**Stored items**
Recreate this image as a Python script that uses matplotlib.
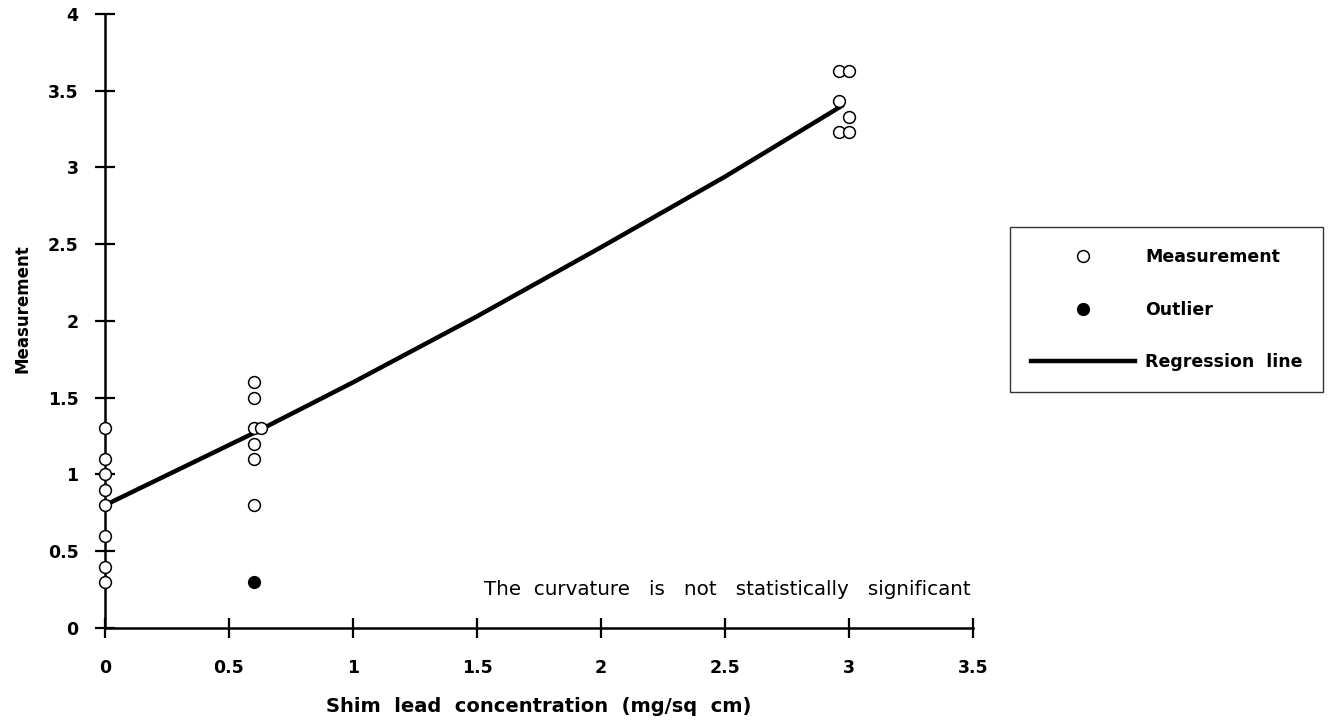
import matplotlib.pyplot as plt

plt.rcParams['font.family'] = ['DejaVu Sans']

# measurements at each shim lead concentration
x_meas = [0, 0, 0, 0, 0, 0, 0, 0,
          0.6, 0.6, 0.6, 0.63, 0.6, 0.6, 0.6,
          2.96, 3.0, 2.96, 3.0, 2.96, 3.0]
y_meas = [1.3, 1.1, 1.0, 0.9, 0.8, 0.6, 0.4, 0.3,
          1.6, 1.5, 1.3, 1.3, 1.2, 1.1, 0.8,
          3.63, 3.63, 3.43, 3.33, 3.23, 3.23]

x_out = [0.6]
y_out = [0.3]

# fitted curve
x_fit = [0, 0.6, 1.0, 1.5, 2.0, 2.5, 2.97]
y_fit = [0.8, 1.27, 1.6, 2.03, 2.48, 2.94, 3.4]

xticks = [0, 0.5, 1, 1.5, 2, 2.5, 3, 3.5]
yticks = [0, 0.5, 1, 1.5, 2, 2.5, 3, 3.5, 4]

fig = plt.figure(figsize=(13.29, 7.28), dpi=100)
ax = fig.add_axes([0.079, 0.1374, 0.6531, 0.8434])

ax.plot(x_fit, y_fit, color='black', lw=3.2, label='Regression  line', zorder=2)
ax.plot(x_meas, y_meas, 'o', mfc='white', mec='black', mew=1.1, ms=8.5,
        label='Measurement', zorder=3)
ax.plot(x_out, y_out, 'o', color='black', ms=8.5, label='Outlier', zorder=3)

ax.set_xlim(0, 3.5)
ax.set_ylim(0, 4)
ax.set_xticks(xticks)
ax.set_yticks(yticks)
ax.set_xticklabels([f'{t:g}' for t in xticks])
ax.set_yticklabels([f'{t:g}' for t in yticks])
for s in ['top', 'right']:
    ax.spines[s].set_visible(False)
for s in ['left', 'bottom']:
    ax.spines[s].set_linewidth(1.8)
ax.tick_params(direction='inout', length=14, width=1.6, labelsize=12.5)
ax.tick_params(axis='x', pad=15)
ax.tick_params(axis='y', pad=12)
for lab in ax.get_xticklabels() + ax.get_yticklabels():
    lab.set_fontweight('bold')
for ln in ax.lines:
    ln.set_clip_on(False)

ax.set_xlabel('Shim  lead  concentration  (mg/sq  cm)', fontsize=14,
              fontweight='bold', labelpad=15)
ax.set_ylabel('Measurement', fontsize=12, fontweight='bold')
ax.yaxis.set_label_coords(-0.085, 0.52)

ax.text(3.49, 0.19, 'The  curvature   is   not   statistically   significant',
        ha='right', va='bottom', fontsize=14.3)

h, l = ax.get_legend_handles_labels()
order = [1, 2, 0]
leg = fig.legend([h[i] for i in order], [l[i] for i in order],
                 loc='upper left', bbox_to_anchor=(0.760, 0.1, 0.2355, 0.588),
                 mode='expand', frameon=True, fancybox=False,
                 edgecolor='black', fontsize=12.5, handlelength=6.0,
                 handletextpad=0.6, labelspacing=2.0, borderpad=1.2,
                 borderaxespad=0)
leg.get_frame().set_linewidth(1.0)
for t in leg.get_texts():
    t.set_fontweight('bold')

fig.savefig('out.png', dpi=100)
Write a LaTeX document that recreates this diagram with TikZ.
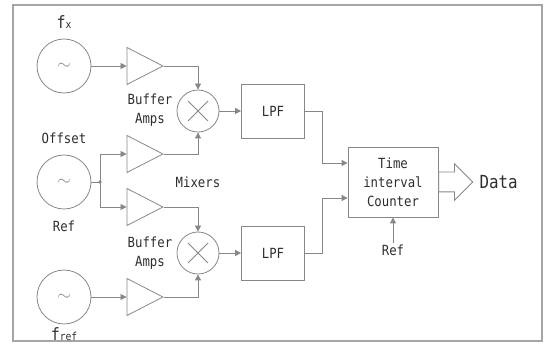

**The problem**
Write out again, exactly, the lines from the start of the listing up to the line containing "ms=8.5, label='Outlier', zorder=3)", with both ends and without pictures.

**Answer to this exercise**
Recreate this image as a Python script that uses matplotlib.
import matplotlib.pyplot as plt

plt.rcParams['font.family'] = ['DejaVu Sans']

# measurements at each shim lead concentration
x_meas = [0, 0, 0, 0, 0, 0, 0, 0,
          0.6, 0.6, 0.6, 0.63, 0.6, 0.6, 0.6,
          2.96, 3.0, 2.96, 3.0, 2.96, 3.0]
y_meas = [1.3, 1.1, 1.0, 0.9, 0.8, 0.6, 0.4, 0.3,
          1.6, 1.5, 1.3, 1.3, 1.2, 1.1, 0.8,
          3.63, 3.63, 3.43, 3.33, 3.23, 3.23]

x_out = [0.6]
y_out = [0.3]

# fitted curve
x_fit = [0, 0.6, 1.0, 1.5, 2.0, 2.5, 2.97]
y_fit = [0.8, 1.27, 1.6, 2.03, 2.48, 2.94, 3.4]

xticks = [0, 0.5, 1, 1.5, 2, 2.5, 3, 3.5]
yticks = [0, 0.5, 1, 1.5, 2, 2.5, 3, 3.5, 4]

fig = plt.figure(figsize=(13.29, 7.28), dpi=100)
ax = fig.add_axes([0.079, 0.1374, 0.6531, 0.8434])

ax.plot(x_fit, y_fit, color='black', lw=3.2, label='Regression  line', zorder=2)
ax.plot(x_meas, y_meas, 'o', mfc='white', mec='black', mew=1.1, ms=8.5,
        label='Measurement', zorder=3)
ax.plot(x_out, y_out, 'o', color='black', ms=8.5, label='Outlier', zorder=3)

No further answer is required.